Fortunately, I also made it past the swamp, but not without first imagining that my life might flash before my eyes at any second.

Last, this was a relay, so after I finished my 4k, I had two team members who followed me over the course. Our cumulative time was around 58 minutes because we are awesome. It was really cold. Then the boys on our team went — they had four people per team — and Andy gave me his a camera. It was still really cold. But I got to take pictures of everyone, and action shots of runners, and that made me exceedingly happy.

Now I understand the concept of cross country.

This is a picture of cats who are not running, but there are lot of them, which is interesting, even if it is not related at all to a post about running over muddy hills in the cold. There is some mud in the photo, though, so maybe that's helpful.

Dune Running (and Hell)


Yesterday, I went dune running. In case you’re wondering, dunes are made of sand and sand is difficult to run in because it squashes all around under your feet instead of the normal ground, which generally stays put.

Before we began, one of my new friends who became my friend after I won the ‘5k’ race, explained to me that this was the worst workout that the cross country team ever did. When he said it, people around him began to also proclaim the horror of its ways, with references to burning thighs and hellfire, etc.

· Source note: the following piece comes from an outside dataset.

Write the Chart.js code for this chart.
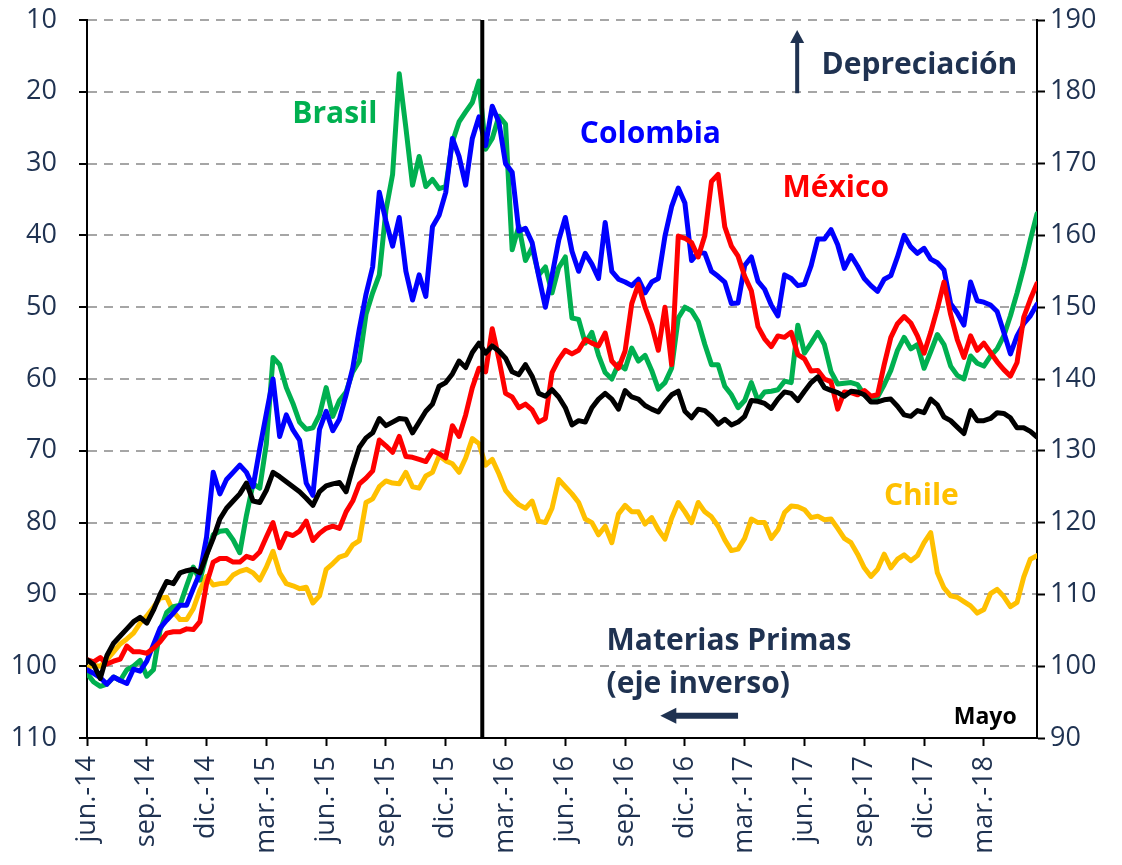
<!DOCTYPE html>
<html lang="es">
<head>
<meta charset="UTF-8">
<title>Monedas y materias primas</title>
<script src="https://cdn.jsdelivr.net/npm/chart.js"></script>
<style>
  body { margin: 0; background: #fff; }
  #wrap { width: 1122px; height: 865px; }
</style>
</head>
<body>
<div id="wrap"><canvas id="grafico" width="1122" height="865"></canvas></div>
<script>
// eje x: 3 observaciones por mes (días 1, 11 y 21), jun.-14 a may.-18
const etiquetasX = ['jun.-14','sep.-14','dic.-14','mar.-15','jun.-15','sep.-15','dic.-15','mar.-16',
                    'jun.-16','sep.-16','dic.-16','mar.-17','jun.-17','sep.-17','dic.-17','mar.-18'];
const obsPorTrimestre = 9;
const corte = 59.5; // línea vertical (ene.-16)

// materias primas, eje izquierdo invertido
const materiasPrimas = [99.1,99.8,101.7,98.5,96.8,95.8,94.8,93.8,93.2,94,
  92.2,90,88.2,88.5,87,86.7,86.5,87,84.5,82.2,
  79.5,78,77,76,74.5,77,77.2,75.5,73,73.6,
  74.3,75,75.7,76.6,77.6,75.7,74.9,74.6,74.4,75.7,
  72.4,69.5,68.2,67.5,65.5,66.5,66,65.5,65.6,67.5,
  66,64.5,63.5,61,60.5,59.3,57.5,58.4,56.3,55,
  56.4,55.4,56.1,57.1,59,59.4,58,59.6,62,62.4,
  61.5,62.5,64,66.4,65.8,66,64,62.8,62,62.8,
  64.2,61.6,62.5,62.8,63.7,64.2,64.6,63.3,62.2,61.7,
  64.5,65.4,64.2,64.4,65.2,66.3,65.6,66.4,66,65.2,
  63,63.1,63.4,64.1,62.8,61.8,62,63,61.7,60.5,
  59.7,61.2,61.6,61.9,62.4,61.7,61.8,62.2,63.2,63.2,
  62.9,62.8,63.8,65,65.2,64.4,64.7,62.8,63.6,65.3,
  65.8,66.7,67.6,64.4,65.8,65.8,65.5,64.7,64.8,65.4,
  66.8,66.8,67.3,68.1];

// monedas, eje derecho
const brasil = [99,97.8,97.2,97.5,98.5,98,99.5,100,100.8,98.6,
  99.5,105,107.5,108.3,108.5,111.2,113.8,112,115.5,118.3,
  118.8,118.9,117.6,115.8,121,125.4,124.8,131,143,142,
  138.8,136.6,134,133,133.2,135,138.8,134.8,137,138.2,
  141,142.5,149,152,154.5,163.5,168.5,182.5,175,167,
  171,166.8,167.8,166.5,166.8,173,175.8,177.2,178.5,181.5,
  172,173.5,176.6,175.5,158,161.3,156.5,158.3,154.5,155.6,
  152,155.5,157,148.5,148.3,145,146.5,143.3,140.9,140,
  142.1,141.4,144.3,142.5,143.3,141.2,138.6,139.5,141.5,148.5,
  150,149.5,148,144.8,142,142,139,137.8,136,137,
  139.5,137,138.2,138.3,138.5,139.7,139.5,147.5,143.6,145,
  146.5,144.8,141,139.3,139.4,139.5,139.2,137.8,137,137.5,
  139.2,141.2,144,145.8,144.2,144.8,141.5,143.8,146.2,144.8,
  141.8,140.5,140,143.2,142.2,141.8,143.2,144.2,146,148.8,
  152,155.5,159.4,163];

const colombia = [99.5,99,98.4,97.5,98.5,98,97.6,99.6,99.3,100.7,
  103,105.3,106.4,107.4,108.5,108.5,110.8,113,118,127,
  124,126,127,128,127,125,130.3,135.2,140,132,
  135,132.9,131.5,125.5,123.8,133,135.5,132.8,134.4,137.8,
  141.5,147,151.8,155.6,166,162,158.5,162.5,155,151,
  154.5,151.5,161.2,162.8,166,173.5,171,167,173.5,176.5,
  172.5,178,175.8,170,168.8,160.6,161,159,154.3,150,
  154.4,159.3,162.5,157.8,155,157.5,156,154,161.8,155,
  153.9,153.5,153,153.9,152,153.5,154,159.9,164,166.6,
  164.5,156.5,157.6,157.5,155,154.3,153.5,150.5,150.6,155.8,
  157,153.6,152.5,150.3,148.8,154.5,154,153,153.2,155.8,
  159.5,159.5,160.8,158.7,155.4,157.2,155.7,154,153,152.2,
  153.9,154.4,157,160,158.4,157.5,158.2,156.7,156.2,155.2,
  150.5,149.2,147.5,153.5,150.9,150.7,150.3,149.4,146.5,143.5,
  146,147.7,148.8,150.4];

const mexico = [100.9,100.6,101.2,100.3,100.7,101,102.8,102,102,101.8,
  102.5,103.4,104.6,104.8,104.8,105.2,105.1,106.2,111.5,114.5,
  115,115,114.5,114.5,115.3,115,115.9,118,120,116.5,
  118.5,118.2,118.8,120.2,117.5,118.5,119.2,119.5,119.2,121.5,
  123,125.4,126.2,127.2,131.5,130.7,129.8,132,129.2,129.1,
  128.8,128.5,130,129.6,129,133.5,132,135,138.8,141.5,
  141,147,142.8,138,137.5,136,136.5,135.7,134,134.5,
  140.9,142.7,144,143.5,144,145.5,145,144.6,146.4,142.5,
  141.5,143.9,150.5,153.2,150,147.5,144,150,142,159.9,
  159.6,159,157,160,167.5,168.5,161.2,158.5,157.1,154.3,
  152.3,147.3,145.6,144.5,146,145.8,146.5,143.4,142.8,141.1,
  141.2,140,139.6,135.8,138.2,138.1,137.8,138.4,137.6,137.8,
  142,145.8,147.7,148.7,147.8,146,143.6,146.5,149.8,153.5,
  149,145.5,143,146,144,145,143.7,142.4,141.3,140.4,
  142.3,148.6,151.1,153.3];

const chile = [99.8,100.1,100,100.9,102,103.1,103.8,104.6,106,107,
  108.2,109.5,109.6,107.6,106.5,106.5,108,110.6,112.5,111.3,
  111.5,111.6,112.7,113.2,113.5,113,112,113.8,116,113,
  111.5,111.2,110.8,111,108.8,109.8,113.5,114.3,115.2,115.5,
  116.9,117.5,122.8,123.3,125,125.8,125.5,125.4,127,125,
  124.8,126.5,127,129.3,128.6,128.2,127,129,131.7,131,
  128,128.8,126.8,124.5,123.4,122.5,122,123,120.2,120,
  122,126,125,124,122.8,120.5,120,118.3,119.5,117.2,
  121.2,122.4,121.5,121.5,119.8,120.7,119,117.7,120.6,122.8,
  121.5,120,122.8,121.5,120.8,119.5,117.6,116.1,116.3,117.8,
  120.5,120,120,117.8,119,121.4,122.3,122.2,121.8,120.7,
  120.9,120.4,120.5,119.2,117.8,117.2,115.6,113.7,112.5,113.5,
  115.6,113.7,114.9,115.5,114.7,115.4,117.2,118.6,113,110.9,
  109.8,109.6,109,108.4,107.4,107.9,110.1,110.7,109.7,108.3,
  108.9,112.4,114.9,115.4];

const fuente = "'Open Sans', sans-serif";
const azulOscuro = '#1F3251';
const grosorLinea = 5;

// textos sobre el gráfico (posición en unidades de los ejes x / derecho)
const anotaciones = [
  { texto: 'Brasil', k: 37.3, v: 176.8, color: '#00B050' },
  { texto: 'Colombia', k: 84.8, v: 174.1, color: '#0000FF' },
  { texto: 'México', k: 112.7, v: 166.6, color: '#FF0000' },
  { texto: 'Chile', k: 125.6, v: 123.6, color: '#FFC000' },
  { texto: 'Depreciación', k: 125.3, v: 183.7, color: azulOscuro },
  { texto: 'Materias Primas', k: 78.2, v: 103.4, color: azulOscuro, align: 'left' },
  { texto: '(eje inverso)', k: 78.2, v: 97.4, color: azulOscuro, align: 'left' },
  { texto: 'Mayo', k: 135.2, v: 92.9, color: '#000', size: 23 }
];

function puntos(serie) {
  return serie.map((v, i) => ({ x: i, y: v }));
}

function serie(nombre, valores, eje, color, orden) {
  return {
    label: nombre, data: puntos(valores), yAxisID: eje,
    borderColor: color, borderWidth: grosorLinea, order: orden,
    pointRadius: 0, tension: 0, fill: false,
    borderJoinStyle: 'round', borderCapStyle: 'round'
  };
}

// ancho fijo de los ejes verticales, sin relleno extra arriba/abajo
function fijarEje(ancho) {
  return s => { s.width = ancho; s.paddingTop = 0; s.paddingBottom = 0; };
}

const pluginExtras = {
  id: 'extras',
  afterDatasetsDraw(chart) {
    const { ctx, chartArea, scales } = chart;
    const x = scales.x, y1 = scales.y1;
    ctx.save();

    // línea vertical
    const xv = x.getPixelForValue(corte);
    ctx.strokeStyle = '#000';
    ctx.lineWidth = 4;
    ctx.beginPath();
    ctx.moveTo(xv, chartArea.top);
    ctx.lineTo(xv, chartArea.bottom);
    ctx.stroke();

    // textos
    ctx.textBaseline = 'middle';
    anotaciones.forEach(a => {
      ctx.font = `bold ${a.size || 30}px ${fuente}`;
      ctx.fillStyle = a.color;
      ctx.textAlign = a.align || 'center';
      ctx.fillText(a.texto, x.getPixelForValue(a.k), y1.getPixelForValue(a.v));
    });

    // flecha hacia arriba (depreciación)
    ctx.fillStyle = azulOscuro;
    ctx.strokeStyle = azulOscuro;
    const xa = x.getPixelForValue(106.9);
    const yBase = y1.getPixelForValue(179.8), yPunta = y1.getPixelForValue(188.6);
    ctx.lineWidth = 4;
    ctx.beginPath(); ctx.moveTo(xa, yBase); ctx.lineTo(xa, yPunta + 10); ctx.stroke();
    ctx.beginPath();
    ctx.moveTo(xa, yPunta); ctx.lineTo(xa - 7, yPunta + 13); ctx.lineTo(xa + 7, yPunta + 13);
    ctx.closePath(); ctx.fill();

    // flecha hacia la izquierda (eje inverso)
    const yf = y1.getPixelForValue(93.1);
    const xCola = x.getPixelForValue(98), xP = x.getPixelForValue(86.3);
    ctx.lineWidth = 6;
    ctx.beginPath(); ctx.moveTo(xCola, yf); ctx.lineTo(xP + 12, yf); ctx.stroke();
    ctx.beginPath();
    ctx.moveTo(xP, yf); ctx.lineTo(xP + 16, yf - 8); ctx.lineTo(xP + 16, yf + 8);
    ctx.closePath(); ctx.fill();

    ctx.restore();
  }
};

const fuenteEjes = { family: fuente, size: 27 };

new Chart(document.getElementById('grafico'), {
  type: 'line',
  data: {
    datasets: [
      serie('Materias Primas', materiasPrimas, 'y', '#000000', 0),
      serie('México', mexico, 'y1', '#FF0000', 1),
      serie('Colombia', colombia, 'y1', '#0000FF', 2),
      serie('Brasil', brasil, 'y1', '#00B050', 3),
      serie('Chile', chile, 'y1', '#FFC000', 4)
    ]
  },
  options: {
    responsive: false,
    animation: false,
    layout: { padding: { top: 20, left: 0, right: 0, bottom: 0 } },
    plugins: { legend: { display: false }, tooltip: { enabled: false } },
    scales: {
      x: {
        type: 'linear',
        min: 0,
        max: materiasPrimas.length - 1,
        afterBuildTicks: s => { s.ticks = etiquetasX.map((_, i) => ({ value: i * obsPorTrimestre })); },
        afterFit: s => { s.height = 127; },
        grid: { drawOnChartArea: false, drawTicks: true, tickLength: 8, tickColor: '#000', tickWidth: 2 },
        border: { color: '#000', width: 2 },
        ticks: {
          autoSkip: false, minRotation: 90, maxRotation: 90, padding: 10,
          color: azulOscuro, font: fuenteEjes,
          callback: (v, i) => etiquetasX[i]
        }
      },
      y: {
        position: 'left',
        reverse: true,
        min: 10,
        max: 110,
        afterFit: fijarEje(87),
        grid: {
          color: c => (c.tick && c.tick.value === 110) ? 'rgba(0,0,0,0)' : '#A6A6A6',
          lineWidth: 2, tickLength: 8, tickColor: '#000', tickWidth: 2
        },
        border: { color: '#000', width: 2, dash: [9, 7] },
        ticks: { stepSize: 10, padding: 22, color: azulOscuro, font: fuenteEjes }
      },
      y1: {
        position: 'right',
        min: 90,
        max: 190,
        afterFit: fijarEje(85),
        grid: { drawOnChartArea: false, tickLength: 8, tickColor: '#000', tickWidth: 2 },
        border: { color: '#000', width: 2 },
        ticks: { stepSize: 10, padding: 5, color: azulOscuro, font: fuenteEjes }
      }
    }
  },
  plugins: [pluginExtras]
});
</script>
</body>
</html>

This was exciting for me, though, because I have actually never met a workout that came described in such a way that I did not enjoy thoroughly. So I sort of just smiled. And he said, “You don’t believe me.” And I said, “I do believe you, I’m just excited.” And then he laughed.

So it was fine. I mean, what I should really say is that it was awful and terrible and so intense I thought I might die and need to start praying to the good lord to finally save my everlasting and sinful soul, but, well, I am against lying.

I felt a little bad afterwards, though, when I realized that running in the sand dunes slowly destroys them. It’s because I’m an environmentalist or whatever.